> [Given problem]
Your output must be the lines below from the line containing "Rebuild this chart as a component, using" to the line containing "50, interval: 10", both lines included, reproduced exactly and without pictures.

[Code that draws figures]

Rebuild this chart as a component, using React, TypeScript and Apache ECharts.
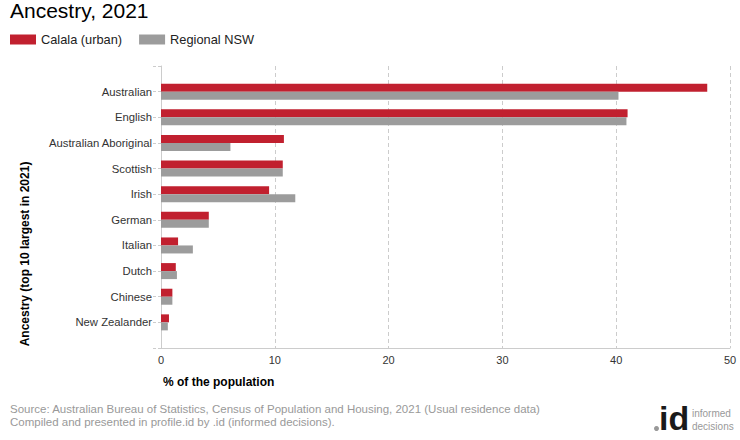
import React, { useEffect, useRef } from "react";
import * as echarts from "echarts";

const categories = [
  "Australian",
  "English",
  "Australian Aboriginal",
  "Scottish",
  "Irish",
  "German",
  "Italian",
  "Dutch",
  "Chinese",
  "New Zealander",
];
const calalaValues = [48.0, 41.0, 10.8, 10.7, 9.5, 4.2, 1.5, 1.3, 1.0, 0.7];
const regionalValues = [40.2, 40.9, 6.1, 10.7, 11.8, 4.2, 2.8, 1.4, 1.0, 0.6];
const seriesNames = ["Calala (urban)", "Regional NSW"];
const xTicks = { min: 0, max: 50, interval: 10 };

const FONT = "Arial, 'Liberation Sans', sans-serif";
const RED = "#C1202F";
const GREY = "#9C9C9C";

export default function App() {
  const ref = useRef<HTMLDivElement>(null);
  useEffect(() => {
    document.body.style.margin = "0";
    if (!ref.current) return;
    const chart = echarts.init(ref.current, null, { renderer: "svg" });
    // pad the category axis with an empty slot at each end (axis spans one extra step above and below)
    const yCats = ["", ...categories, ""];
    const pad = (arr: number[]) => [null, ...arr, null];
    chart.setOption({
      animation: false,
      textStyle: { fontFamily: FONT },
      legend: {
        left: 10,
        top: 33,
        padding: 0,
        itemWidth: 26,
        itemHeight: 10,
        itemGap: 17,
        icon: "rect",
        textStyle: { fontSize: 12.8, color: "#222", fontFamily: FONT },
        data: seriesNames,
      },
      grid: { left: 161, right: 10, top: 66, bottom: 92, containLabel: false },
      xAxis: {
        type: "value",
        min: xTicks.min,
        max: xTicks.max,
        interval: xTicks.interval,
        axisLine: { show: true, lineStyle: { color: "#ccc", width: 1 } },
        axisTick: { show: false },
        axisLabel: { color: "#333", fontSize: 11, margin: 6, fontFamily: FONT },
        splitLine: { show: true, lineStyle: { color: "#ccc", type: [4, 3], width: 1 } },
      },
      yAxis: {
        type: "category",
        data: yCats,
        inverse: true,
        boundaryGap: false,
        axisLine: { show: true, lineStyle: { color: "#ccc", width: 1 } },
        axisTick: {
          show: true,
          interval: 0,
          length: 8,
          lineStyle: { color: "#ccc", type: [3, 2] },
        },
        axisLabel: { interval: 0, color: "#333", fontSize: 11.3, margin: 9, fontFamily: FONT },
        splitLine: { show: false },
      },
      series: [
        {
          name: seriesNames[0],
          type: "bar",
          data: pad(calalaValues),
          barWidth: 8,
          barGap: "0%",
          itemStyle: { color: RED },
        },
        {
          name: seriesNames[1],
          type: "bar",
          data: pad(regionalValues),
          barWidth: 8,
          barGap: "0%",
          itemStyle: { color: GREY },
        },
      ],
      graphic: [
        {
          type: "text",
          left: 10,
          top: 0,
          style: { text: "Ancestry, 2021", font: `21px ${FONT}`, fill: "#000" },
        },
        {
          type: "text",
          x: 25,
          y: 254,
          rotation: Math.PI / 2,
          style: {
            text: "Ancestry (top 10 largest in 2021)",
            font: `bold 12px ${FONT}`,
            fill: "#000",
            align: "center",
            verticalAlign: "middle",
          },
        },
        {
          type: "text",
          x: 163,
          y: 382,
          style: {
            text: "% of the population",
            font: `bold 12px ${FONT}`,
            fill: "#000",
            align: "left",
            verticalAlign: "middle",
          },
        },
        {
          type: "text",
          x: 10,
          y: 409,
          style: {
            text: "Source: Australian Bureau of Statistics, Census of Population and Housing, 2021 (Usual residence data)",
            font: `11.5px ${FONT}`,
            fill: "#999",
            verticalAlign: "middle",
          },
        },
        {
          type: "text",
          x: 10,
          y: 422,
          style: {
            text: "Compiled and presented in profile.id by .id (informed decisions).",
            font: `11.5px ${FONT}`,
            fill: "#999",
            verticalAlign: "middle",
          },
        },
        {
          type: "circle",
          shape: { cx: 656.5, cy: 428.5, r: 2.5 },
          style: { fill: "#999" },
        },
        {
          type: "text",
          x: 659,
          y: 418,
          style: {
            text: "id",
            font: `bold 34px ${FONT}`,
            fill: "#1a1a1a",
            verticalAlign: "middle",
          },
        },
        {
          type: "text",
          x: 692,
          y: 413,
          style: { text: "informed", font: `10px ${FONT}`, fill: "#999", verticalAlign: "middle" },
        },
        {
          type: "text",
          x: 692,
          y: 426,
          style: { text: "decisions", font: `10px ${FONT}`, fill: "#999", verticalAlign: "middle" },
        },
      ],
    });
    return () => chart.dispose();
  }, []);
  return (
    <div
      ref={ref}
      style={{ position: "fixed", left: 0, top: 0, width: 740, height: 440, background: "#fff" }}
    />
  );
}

==

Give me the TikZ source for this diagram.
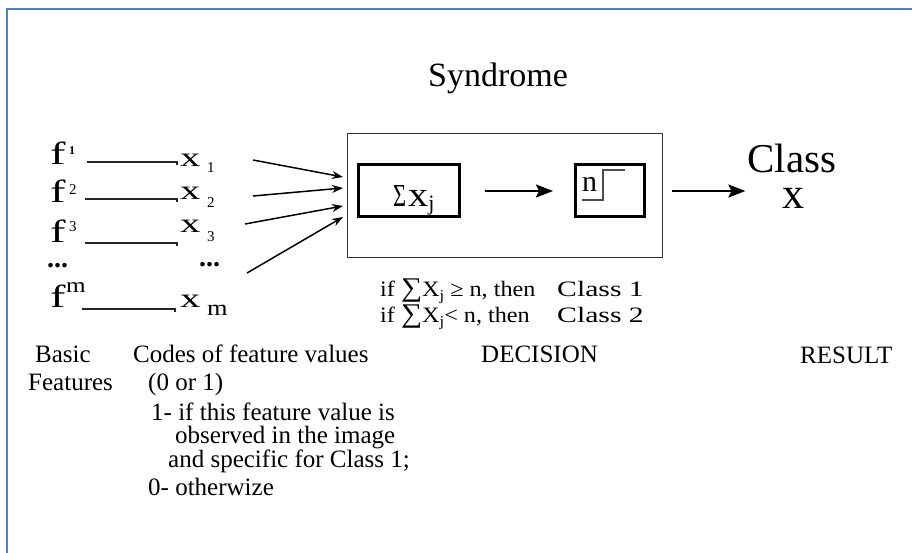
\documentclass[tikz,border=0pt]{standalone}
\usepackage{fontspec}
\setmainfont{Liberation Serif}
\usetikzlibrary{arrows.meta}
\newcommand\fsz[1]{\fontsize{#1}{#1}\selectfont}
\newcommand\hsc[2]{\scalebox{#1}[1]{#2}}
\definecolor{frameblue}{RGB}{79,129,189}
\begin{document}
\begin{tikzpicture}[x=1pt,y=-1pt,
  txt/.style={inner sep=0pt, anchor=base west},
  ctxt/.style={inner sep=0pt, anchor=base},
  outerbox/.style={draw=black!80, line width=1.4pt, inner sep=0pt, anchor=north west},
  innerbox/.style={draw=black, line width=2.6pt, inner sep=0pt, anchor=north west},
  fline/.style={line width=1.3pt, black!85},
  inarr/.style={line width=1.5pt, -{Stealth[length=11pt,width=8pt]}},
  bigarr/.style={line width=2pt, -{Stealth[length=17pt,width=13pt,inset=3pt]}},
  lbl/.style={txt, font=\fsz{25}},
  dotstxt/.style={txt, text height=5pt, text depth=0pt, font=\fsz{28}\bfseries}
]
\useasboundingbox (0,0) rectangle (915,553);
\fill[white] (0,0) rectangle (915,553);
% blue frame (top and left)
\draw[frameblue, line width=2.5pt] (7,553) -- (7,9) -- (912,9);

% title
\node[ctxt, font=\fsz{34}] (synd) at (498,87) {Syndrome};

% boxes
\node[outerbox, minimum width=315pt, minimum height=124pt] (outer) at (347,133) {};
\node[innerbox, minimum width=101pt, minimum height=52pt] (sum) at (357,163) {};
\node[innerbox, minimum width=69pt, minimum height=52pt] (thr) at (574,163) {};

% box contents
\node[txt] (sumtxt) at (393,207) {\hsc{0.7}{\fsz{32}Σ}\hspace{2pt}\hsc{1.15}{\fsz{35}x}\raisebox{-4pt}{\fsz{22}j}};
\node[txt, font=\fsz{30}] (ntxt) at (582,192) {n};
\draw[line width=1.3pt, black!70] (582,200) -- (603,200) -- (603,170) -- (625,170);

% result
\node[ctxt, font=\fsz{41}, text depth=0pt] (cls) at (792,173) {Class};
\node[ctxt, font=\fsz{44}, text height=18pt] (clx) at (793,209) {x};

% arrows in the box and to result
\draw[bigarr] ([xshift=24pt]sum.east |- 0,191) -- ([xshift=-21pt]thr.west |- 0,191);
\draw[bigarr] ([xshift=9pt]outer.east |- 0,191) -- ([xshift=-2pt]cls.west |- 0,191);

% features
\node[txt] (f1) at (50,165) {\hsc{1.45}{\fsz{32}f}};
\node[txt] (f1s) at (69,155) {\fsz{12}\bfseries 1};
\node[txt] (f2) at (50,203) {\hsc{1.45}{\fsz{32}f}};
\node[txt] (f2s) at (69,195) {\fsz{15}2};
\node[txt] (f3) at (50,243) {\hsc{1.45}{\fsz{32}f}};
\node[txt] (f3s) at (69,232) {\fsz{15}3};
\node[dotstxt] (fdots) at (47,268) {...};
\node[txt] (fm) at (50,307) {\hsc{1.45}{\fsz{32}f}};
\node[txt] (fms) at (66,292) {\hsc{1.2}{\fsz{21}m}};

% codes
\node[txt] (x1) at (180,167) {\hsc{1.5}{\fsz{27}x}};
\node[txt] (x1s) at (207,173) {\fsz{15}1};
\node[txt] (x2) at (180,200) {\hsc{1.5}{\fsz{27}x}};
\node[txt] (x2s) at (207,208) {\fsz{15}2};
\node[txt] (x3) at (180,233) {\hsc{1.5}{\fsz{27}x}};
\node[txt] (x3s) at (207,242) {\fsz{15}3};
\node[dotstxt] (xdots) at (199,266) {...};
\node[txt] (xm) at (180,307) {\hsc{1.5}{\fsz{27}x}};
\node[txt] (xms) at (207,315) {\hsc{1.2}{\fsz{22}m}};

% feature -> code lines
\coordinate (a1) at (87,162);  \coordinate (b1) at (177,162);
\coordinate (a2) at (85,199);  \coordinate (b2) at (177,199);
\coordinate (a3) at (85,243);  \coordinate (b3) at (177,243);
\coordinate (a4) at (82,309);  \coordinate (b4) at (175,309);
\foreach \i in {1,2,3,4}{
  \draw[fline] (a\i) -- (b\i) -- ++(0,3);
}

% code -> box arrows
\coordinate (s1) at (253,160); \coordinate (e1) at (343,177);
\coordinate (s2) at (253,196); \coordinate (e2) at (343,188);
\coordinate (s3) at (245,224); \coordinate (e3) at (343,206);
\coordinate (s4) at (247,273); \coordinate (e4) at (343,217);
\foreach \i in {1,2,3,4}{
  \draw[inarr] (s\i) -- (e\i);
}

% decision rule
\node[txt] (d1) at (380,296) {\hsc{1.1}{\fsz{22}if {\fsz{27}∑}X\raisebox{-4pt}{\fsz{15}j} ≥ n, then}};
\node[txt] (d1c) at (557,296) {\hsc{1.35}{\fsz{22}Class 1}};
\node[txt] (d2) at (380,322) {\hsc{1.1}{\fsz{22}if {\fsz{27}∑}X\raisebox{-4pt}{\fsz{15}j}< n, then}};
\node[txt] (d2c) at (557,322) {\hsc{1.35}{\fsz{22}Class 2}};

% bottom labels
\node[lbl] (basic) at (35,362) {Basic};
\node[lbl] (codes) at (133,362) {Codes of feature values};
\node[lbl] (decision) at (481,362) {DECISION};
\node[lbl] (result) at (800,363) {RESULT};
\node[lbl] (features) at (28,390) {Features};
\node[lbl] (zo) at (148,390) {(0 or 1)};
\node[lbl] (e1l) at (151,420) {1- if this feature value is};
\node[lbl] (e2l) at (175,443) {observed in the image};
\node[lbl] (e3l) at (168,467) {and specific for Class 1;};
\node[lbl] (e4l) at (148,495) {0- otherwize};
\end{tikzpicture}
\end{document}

--

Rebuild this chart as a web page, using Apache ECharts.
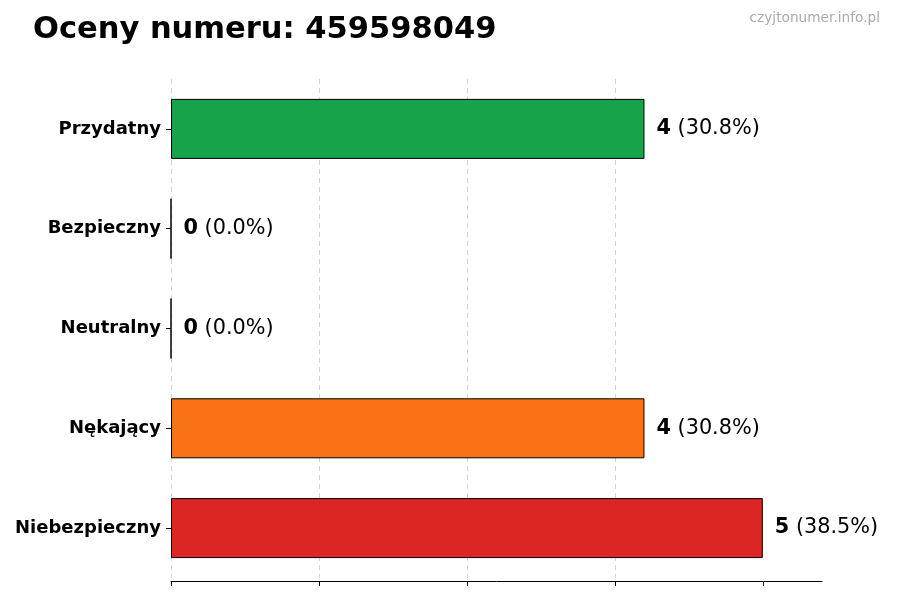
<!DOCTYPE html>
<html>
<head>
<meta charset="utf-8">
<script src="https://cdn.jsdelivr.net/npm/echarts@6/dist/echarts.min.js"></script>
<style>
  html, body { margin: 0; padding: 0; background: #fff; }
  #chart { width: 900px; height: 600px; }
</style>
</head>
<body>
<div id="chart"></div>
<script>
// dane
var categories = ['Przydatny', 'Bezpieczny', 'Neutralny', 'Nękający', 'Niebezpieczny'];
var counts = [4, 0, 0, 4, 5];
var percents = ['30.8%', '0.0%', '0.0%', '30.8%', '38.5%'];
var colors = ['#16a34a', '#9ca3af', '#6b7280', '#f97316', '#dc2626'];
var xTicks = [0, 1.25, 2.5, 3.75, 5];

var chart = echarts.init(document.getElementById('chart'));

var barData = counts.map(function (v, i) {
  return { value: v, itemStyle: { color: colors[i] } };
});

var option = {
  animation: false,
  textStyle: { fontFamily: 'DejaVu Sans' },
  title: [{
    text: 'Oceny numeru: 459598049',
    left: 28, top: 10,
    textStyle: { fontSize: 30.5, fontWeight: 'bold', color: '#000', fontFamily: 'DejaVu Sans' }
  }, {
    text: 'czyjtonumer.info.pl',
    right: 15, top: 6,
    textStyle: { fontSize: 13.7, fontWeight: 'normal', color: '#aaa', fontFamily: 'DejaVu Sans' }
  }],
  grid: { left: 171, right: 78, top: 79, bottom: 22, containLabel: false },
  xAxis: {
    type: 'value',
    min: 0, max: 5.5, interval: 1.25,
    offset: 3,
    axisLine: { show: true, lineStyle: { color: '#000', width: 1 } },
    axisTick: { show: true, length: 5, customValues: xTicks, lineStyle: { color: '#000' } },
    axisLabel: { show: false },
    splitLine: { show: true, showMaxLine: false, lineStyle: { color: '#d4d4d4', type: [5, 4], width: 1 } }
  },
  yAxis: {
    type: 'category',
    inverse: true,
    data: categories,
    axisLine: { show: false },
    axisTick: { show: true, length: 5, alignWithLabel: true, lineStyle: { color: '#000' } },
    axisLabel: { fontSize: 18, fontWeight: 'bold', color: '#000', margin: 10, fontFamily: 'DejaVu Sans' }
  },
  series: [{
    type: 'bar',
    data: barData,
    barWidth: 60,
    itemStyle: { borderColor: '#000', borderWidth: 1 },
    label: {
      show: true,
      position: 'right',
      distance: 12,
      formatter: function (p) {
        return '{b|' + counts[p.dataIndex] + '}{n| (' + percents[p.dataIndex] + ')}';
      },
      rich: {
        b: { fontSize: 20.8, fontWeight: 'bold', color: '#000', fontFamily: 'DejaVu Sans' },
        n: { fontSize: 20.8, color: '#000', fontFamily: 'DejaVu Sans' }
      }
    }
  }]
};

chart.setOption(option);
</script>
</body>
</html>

> [Result below]
Rebuild this chart as a component, using React, TypeScript and Apache ECharts.
import React, { useEffect, useRef } from "react";
import * as echarts from "echarts";

const categories = [
  "Australian",
  "English",
  "Australian Aboriginal",
  "Scottish",
  "Irish",
  "German",
  "Italian",
  "Dutch",
  "Chinese",
  "New Zealander",
];
const calalaValues = [48.0, 41.0, 10.8, 10.7, 9.5, 4.2, 1.5, 1.3, 1.0, 0.7];
const regionalValues = [40.2, 40.9, 6.1, 10.7, 11.8, 4.2, 2.8, 1.4, 1.0, 0.6];
const seriesNames = ["Calala (urban)", "Regional NSW"];
const xTicks = { min: 0, max: 50, interval: 10 };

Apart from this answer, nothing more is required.